Thursday, 05/12/2016 10:52:42 AM

Thursday, May 12, 2016 10:52:42 AM

Post# of 63559
SUNWQ1:

For my purposes I will use estimated Fully Diluted Share Count (excludes the warrants as we are well below strike)which includes shares yet to hit due to options and convertibles. You may calculate using other share counts such as those on the balance sheet as per the latest Q average weighted or their Diluted estimate.

FD OS: 23.75 current Price $2.52

TTM Revenues: 11+19.7+17.3+19.6= 67.6m or 2.8463/SH or .885 P/S Ratio


TTM NI: FY 2015 - Q 12015 + Q1 2016 = 1056-(1403)+(378) = 2081
TTM NI per Share = .08776 or a p/e of 28.715*

I leave the valuation analysis up to each individual.

The quarter just reported while it shows continued strong revenue growth in the seasonally slow q1, what likely clouds the outlook is that the seasonality has shown itself by eating into the backlog.

So the company, while it installed a great number of jobs, was unable to keep up the rate of new bookings in the quarter in order to improve or even maintain backlog at the prior level. So while we can ascribe seasonality to this effect uncertainty as to the rate of order growth going forward dampens positivity.

Further to this the quarter showed an increase in costs which was addressed by the management however as the market likes to punish first and ask questions later it has another source of uncertainty as to whether the costs will effectively be alleviated going forward.

The mix of commercial to residential also moved the Margins in the wrong direction and the market may be asking whether this will stabilize or get worse.

With regard to the cash the company did manage to install a lot of jobs where they have yet to collect the money.

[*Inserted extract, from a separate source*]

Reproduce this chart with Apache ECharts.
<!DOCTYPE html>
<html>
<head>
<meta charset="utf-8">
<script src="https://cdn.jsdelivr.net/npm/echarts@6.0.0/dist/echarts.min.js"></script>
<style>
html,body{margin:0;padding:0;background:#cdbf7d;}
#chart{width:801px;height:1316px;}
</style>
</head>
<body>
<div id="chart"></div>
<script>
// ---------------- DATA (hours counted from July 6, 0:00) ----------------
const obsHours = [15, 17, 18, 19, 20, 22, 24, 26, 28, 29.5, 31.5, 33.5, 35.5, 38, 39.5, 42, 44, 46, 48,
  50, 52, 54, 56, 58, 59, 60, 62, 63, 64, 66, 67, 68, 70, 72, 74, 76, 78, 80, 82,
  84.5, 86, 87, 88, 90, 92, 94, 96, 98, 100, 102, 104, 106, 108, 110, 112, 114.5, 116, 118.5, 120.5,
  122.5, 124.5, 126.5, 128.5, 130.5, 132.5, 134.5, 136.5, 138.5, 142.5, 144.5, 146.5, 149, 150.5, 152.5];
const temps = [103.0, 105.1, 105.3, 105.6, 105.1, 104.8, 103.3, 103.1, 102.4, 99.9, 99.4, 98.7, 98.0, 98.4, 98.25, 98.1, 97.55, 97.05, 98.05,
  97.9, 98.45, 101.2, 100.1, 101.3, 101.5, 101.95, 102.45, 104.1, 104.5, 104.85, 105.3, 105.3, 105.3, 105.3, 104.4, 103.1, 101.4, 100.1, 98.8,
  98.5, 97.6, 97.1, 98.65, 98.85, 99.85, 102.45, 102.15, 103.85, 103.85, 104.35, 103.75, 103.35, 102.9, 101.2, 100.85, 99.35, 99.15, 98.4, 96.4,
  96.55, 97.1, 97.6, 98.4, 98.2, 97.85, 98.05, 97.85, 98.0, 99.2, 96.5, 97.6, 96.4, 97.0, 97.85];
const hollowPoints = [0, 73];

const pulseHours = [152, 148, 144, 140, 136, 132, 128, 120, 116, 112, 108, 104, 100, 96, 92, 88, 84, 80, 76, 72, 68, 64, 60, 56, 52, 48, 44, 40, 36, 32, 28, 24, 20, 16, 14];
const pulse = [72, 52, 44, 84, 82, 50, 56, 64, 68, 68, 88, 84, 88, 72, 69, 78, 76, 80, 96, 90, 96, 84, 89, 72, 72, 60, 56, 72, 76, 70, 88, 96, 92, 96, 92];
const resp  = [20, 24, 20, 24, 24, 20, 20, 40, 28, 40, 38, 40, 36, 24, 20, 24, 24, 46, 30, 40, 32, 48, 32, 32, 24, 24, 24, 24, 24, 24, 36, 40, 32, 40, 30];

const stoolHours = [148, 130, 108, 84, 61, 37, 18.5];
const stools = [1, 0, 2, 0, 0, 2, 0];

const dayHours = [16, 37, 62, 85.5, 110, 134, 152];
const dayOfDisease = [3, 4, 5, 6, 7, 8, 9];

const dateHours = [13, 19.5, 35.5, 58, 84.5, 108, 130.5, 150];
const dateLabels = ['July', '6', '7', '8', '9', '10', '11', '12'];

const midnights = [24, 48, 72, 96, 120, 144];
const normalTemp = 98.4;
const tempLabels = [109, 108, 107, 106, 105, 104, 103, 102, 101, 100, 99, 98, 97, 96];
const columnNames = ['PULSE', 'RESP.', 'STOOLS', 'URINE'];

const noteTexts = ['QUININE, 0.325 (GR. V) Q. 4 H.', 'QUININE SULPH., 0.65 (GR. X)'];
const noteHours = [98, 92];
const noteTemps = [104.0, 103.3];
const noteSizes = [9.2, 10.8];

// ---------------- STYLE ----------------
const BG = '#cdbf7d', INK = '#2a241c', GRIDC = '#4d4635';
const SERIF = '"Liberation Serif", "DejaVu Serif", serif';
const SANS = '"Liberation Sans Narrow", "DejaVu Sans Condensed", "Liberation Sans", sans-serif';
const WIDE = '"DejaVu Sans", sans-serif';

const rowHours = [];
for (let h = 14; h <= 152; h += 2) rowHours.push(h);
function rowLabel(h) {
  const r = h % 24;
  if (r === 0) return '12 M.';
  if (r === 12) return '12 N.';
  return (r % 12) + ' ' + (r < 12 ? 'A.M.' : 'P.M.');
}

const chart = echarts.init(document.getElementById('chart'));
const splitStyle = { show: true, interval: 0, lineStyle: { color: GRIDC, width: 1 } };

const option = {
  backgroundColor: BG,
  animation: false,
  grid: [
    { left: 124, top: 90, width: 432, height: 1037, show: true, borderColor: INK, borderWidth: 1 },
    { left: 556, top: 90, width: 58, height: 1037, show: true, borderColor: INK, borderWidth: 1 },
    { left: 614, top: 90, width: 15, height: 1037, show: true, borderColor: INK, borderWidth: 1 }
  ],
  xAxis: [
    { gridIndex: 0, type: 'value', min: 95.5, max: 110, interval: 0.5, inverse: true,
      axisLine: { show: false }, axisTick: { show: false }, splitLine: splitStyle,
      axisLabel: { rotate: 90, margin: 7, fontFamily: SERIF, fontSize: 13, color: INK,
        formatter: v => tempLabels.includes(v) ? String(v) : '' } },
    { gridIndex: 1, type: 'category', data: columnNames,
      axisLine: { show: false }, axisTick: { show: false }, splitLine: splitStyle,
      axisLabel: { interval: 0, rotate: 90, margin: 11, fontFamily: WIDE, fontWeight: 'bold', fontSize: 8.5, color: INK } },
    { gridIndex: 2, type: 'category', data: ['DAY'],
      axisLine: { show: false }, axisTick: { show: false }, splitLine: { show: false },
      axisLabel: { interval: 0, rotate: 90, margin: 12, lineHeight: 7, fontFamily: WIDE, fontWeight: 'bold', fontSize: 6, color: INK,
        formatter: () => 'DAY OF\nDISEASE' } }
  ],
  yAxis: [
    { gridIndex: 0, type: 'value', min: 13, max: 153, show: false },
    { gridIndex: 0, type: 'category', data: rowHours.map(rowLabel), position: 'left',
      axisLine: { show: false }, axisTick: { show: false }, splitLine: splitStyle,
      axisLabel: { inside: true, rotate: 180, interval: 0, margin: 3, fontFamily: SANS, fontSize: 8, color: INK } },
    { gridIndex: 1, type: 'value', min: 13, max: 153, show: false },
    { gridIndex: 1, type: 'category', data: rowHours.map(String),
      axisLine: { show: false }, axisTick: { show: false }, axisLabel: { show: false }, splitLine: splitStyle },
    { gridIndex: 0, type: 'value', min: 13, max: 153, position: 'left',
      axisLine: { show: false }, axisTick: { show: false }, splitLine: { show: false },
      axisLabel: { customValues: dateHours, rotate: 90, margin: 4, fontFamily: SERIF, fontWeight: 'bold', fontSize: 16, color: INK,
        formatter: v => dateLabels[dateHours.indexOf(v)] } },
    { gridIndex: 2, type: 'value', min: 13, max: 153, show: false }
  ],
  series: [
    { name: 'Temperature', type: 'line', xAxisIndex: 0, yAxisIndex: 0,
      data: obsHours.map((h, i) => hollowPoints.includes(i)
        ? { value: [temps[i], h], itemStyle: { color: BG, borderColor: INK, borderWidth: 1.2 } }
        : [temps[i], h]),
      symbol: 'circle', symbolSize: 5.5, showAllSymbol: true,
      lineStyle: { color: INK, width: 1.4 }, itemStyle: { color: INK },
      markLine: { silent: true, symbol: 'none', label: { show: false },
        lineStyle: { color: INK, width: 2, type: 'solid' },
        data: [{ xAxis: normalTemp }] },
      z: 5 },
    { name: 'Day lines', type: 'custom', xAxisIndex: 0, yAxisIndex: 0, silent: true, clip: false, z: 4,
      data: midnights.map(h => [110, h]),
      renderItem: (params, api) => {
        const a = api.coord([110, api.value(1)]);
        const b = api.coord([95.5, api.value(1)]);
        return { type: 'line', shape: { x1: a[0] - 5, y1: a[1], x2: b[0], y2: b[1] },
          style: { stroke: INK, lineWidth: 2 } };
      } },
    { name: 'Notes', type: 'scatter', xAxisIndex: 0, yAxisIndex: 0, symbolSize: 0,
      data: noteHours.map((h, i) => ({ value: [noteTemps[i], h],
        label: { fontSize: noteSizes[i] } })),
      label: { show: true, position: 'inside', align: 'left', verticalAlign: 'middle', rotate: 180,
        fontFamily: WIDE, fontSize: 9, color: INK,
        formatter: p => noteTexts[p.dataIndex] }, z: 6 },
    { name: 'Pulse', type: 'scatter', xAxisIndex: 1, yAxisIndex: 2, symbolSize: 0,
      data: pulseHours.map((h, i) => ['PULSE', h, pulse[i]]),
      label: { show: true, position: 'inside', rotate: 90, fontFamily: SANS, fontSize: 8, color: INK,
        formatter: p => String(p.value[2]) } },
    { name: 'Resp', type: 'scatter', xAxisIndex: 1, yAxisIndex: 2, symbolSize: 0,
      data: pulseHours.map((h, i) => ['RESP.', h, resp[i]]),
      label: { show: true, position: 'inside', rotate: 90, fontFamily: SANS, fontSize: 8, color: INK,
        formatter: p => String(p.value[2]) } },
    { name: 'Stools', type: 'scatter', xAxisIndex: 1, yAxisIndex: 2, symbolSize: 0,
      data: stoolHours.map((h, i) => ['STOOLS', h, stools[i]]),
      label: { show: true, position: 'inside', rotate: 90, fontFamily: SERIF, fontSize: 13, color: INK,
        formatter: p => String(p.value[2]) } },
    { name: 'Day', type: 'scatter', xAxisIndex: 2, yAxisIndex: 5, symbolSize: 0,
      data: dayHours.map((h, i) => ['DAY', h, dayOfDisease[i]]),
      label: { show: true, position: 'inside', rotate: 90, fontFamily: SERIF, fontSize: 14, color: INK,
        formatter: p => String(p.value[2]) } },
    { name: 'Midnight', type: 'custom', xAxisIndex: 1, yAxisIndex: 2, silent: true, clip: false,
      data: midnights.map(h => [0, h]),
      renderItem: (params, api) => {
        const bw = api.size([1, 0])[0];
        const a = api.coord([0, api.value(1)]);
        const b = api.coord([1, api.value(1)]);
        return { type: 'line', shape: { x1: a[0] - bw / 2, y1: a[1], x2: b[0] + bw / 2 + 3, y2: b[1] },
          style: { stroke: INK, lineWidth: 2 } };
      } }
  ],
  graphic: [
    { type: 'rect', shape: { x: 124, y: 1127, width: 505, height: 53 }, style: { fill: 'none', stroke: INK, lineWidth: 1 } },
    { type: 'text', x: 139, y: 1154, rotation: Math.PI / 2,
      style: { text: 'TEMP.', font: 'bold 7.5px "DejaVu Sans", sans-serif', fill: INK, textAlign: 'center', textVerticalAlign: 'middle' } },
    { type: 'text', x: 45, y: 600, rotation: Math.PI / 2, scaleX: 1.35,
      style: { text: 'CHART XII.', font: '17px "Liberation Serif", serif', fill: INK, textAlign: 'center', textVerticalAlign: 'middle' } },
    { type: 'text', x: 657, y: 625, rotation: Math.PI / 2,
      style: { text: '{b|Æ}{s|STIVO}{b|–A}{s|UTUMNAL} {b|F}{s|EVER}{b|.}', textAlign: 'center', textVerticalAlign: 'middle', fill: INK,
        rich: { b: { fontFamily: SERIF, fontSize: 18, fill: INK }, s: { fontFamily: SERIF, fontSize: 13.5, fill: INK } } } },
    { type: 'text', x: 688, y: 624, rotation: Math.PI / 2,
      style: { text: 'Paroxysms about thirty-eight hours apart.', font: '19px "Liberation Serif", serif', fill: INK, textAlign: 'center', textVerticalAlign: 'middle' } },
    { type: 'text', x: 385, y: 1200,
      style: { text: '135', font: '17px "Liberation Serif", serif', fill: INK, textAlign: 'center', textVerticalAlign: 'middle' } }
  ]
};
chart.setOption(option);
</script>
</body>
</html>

Accounts receivable : 7023 up to 11040

Some of the money spent shows up in inventories

Inventory: 1269 up to 2684

Prepaid expenses: 2130 up to 5678
In readiness for jobs which are on going and have yet to be billed for.

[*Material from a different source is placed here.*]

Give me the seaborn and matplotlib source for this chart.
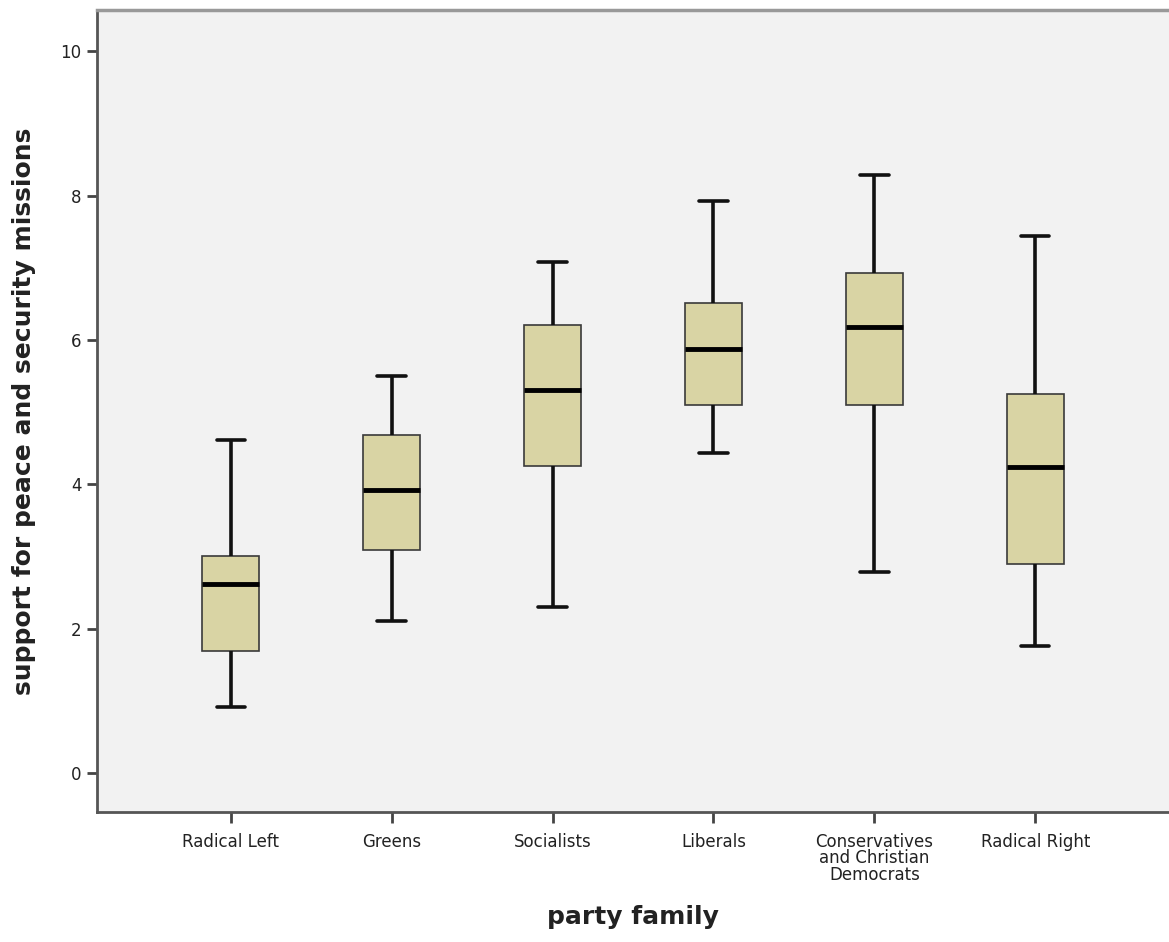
import numpy as np
import pandas as pd
import matplotlib
matplotlib.use("Agg")
import matplotlib.pyplot as plt
import seaborn as sns

# Party families and the five-number summary of each box
families = ["Radical Left", "Greens", "Socialists", "Liberals",
            "Conservatives\nand Christian\nDemocrats", "Radical Right"]
lower_whisker = [0.91, 2.10, 2.30, 4.43, 2.78, 1.76]
q1 = [1.69, 3.09, 4.25, 5.10, 5.10, 2.89]
median = [2.62, 3.92, 5.30, 5.87, 6.18, 4.24]
q3 = [3.01, 4.68, 6.20, 6.51, 6.93, 5.25]
upper_whisker = [4.61, 5.50, 7.08, 7.92, 8.28, 7.44]

rows = []
for i, fam in enumerate(families):
    for v in (lower_whisker[i], q1[i], median[i], q3[i], upper_whisker[i]):
        rows.append({"party family": fam, "support": v})
df = pd.DataFrame(rows)

sns.set_theme(style="ticks")
plt.rcParams["font.family"] = ["DejaVu Sans"]

fig = plt.figure(figsize=(11.69, 9.42), dpi=100)
ax = fig.add_axes([97 / 1169, 1 - 812 / 942, 1 - 97 / 1169, (812 - 10) / 942])
ax.set_facecolor("#f2f2f2")

sns.boxplot(
    data=df, x="party family", y="support", order=families,
    width=0.35, whis=np.inf, color="#d9d4a4", saturation=1,
    linecolor="#222222", linewidth=2.5, ax=ax,
    boxprops=dict(edgecolor="#3a3a3a", linewidth=1.2),
    medianprops=dict(color="black", linewidth=3.5),
    whiskerprops=dict(color="#111111", linewidth=2.6),
    capprops=dict(color="#111111", linewidth=2.6),
)

ax.set_xlim(-0.83, 5.83)
ax.set_ylim(-0.54, 10.57)
ax.set_yticks([0, 2, 4, 6, 8, 10])

for side in ("left", "bottom"):
    ax.spines[side].set_color("#555555")
    ax.spines[side].set_linewidth(2)
ax.spines["top"].set_color("#999999")
ax.spines["top"].set_linewidth(2.5)
ax.spines["right"].set_visible(False)

ax.tick_params(axis="both", colors="#444444", width=2, length=7,
               labelsize=12, labelcolor="#222222", pad=4)
ax.tick_params(axis="x", length=8, pad=7)
for lbl in ax.get_xticklabels():
    lbl.set_linespacing(0.9)

ax.set_xlabel("party family", fontsize=18, fontweight="bold",
              color="#222222", labelpad=15)
ax.set_ylabel("support for peace and security missions", fontsize=18,
              fontweight="bold", color="#222222", labelpad=18)

fig.savefig("out.png", dpi=100, facecolor="white")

In any event the cash was spent in the design centre the rebranding as well as in G&A and S&GM

The Asset side of the Balance Sheet improved slightly in the quarter

Asset Value:34.864 up to 39.901

On the liability side the major change was in Accounts payable

Accounts payable: 5033 up to 10318

Indicating perhaps that there is a strong continuation of installation projects going forward. Question remains as already alluded to if the second quarter brings a return of new orders at a rate which outstrips installation.

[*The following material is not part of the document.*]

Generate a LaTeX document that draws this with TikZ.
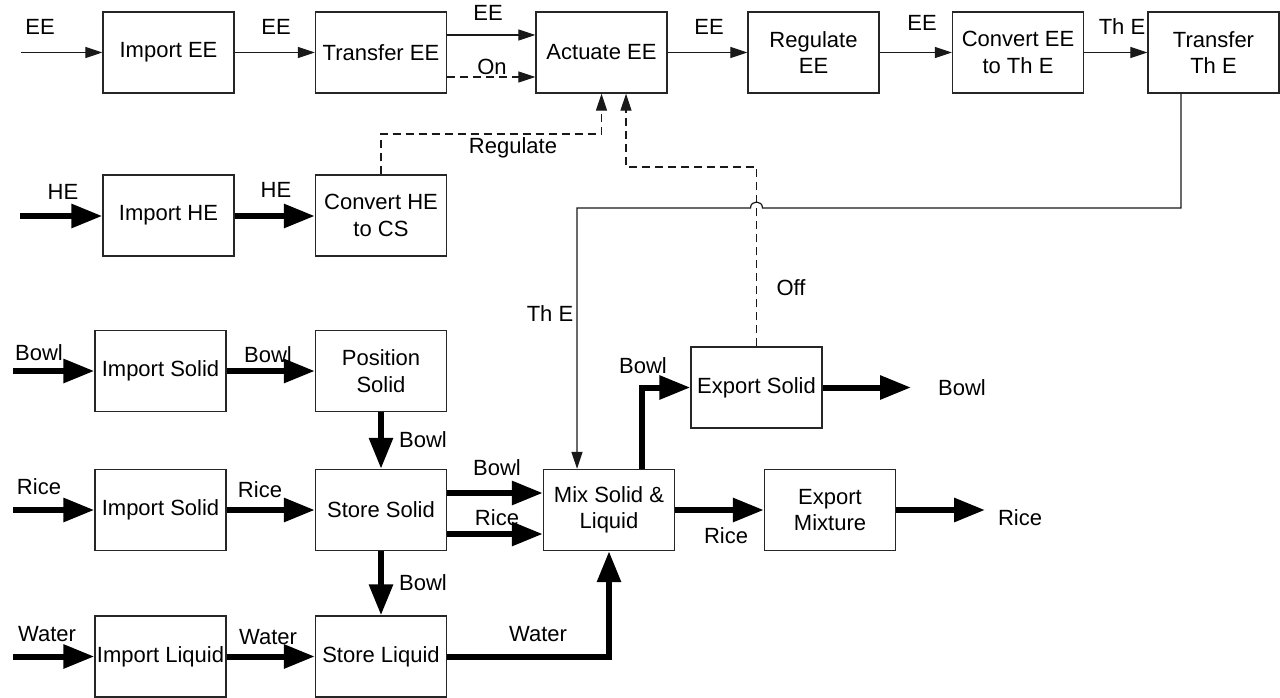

In my own opinion the quarter has shown some headwinds for which the trading public was not prepared. This is especially true since the stock continues to be driven at the margin by mainly retail trading with little institutional inflow (understandable since the company is not near the revenue or market cap requirements of major funds.)

The downward trend that has existed since October 2014 remains unbroken. Both the technical and the fundamentals seem to indicate that we will get answers around the 2nd quarter. Whether the market anticipates or not and whether you feel positive about the current quarter or not I leave that decision up to you.

Please remember I am not an accredited analyst nor accountant. I make no recommendation and am just reflecting my own thoughts and assumptions in this little take on the quarter.